My first apartment mirrors the first room I had in college. No one really ever saw my room freshman year of college. I would prop the door open when people came, and then close it, and reopen it only to join them wherever we were going. Very few people saw my apartment last year. Being a huge dork for metaphors and television, I decided it was as if there was no money in the production budget (if my life was a TV show) to build a set for the dorm room or the apartment.
I always thought that it was because of the stuff. Freshman year, I didn't have my own computer at first. I had a lofted bed. No fridge. Few belongings, besides a Buffy poster. Sophomore year, I had a futon, fridge, posters and personal effects everywhere. But I also had a roommate I could be myself around.
I can remember the moment it felt like home. He farted. So, I farted. From then on, we could fart. That's disgusting, I know, but can you really ever be at home if you don't fart? Since I live with girls now, I don't run around farting, but I can be myself. I can do the weird things that I couldn't have done around my old roommates, without feeling all eyes on me, or feeling weird. Usually, they join in. We are all a little off, which is why we often say to each other "What are we?"
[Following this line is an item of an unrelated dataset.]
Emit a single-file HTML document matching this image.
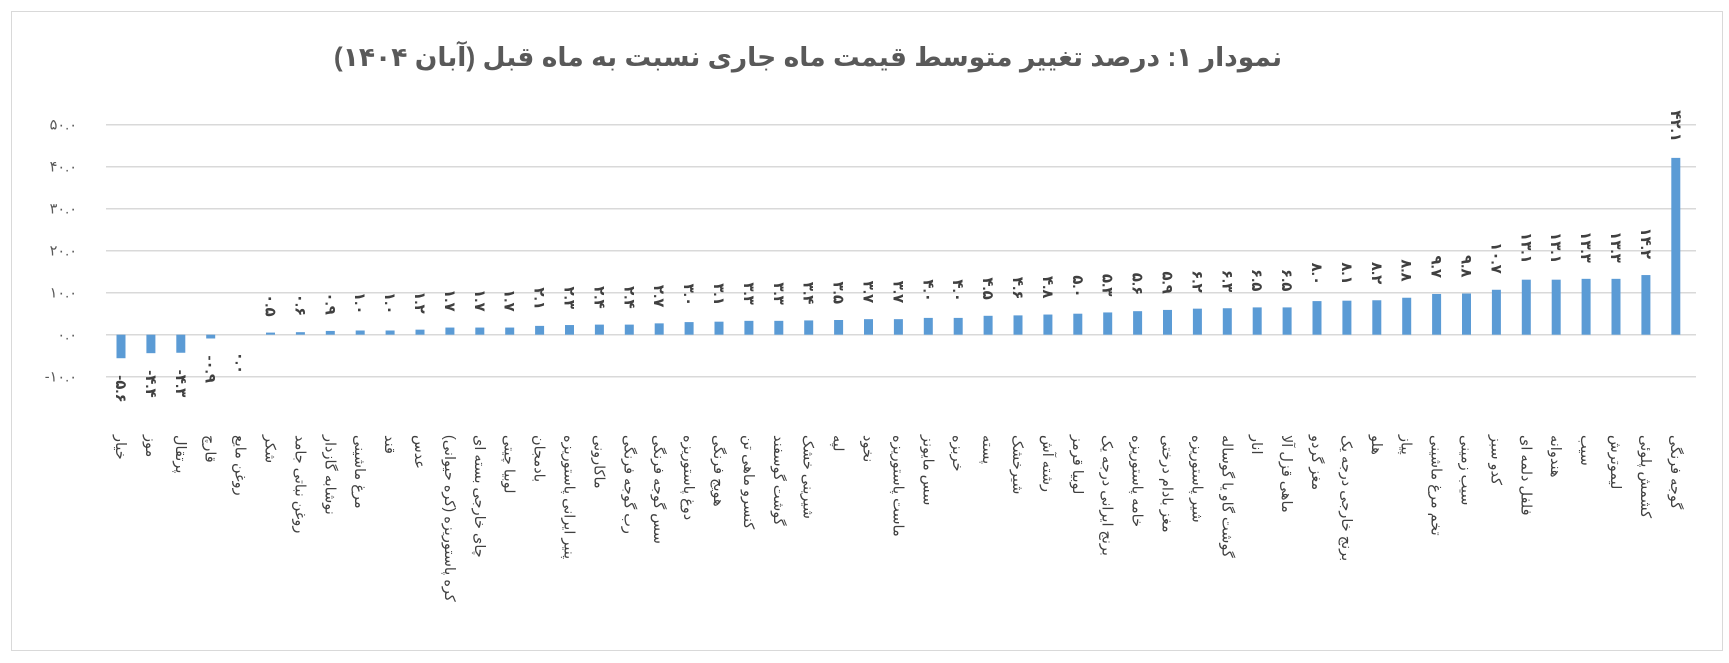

Now I can buy a tacky wreath and put swords from my Halloween costume through it as a decoration, because my roommate suggested it. While I do the dishes, and pick up several butter knives, it's okay if I start singing "I-look-like-Freddy Krueger/ when I was the dish-eeessss!" When I start humming a tune, and my roommate starts doing the Pee Wee Herman "Tequila" dance, I look at her, puzzled, because that's not the tune I was humming. But I like where her head's at, and that she is a weirdo just like me.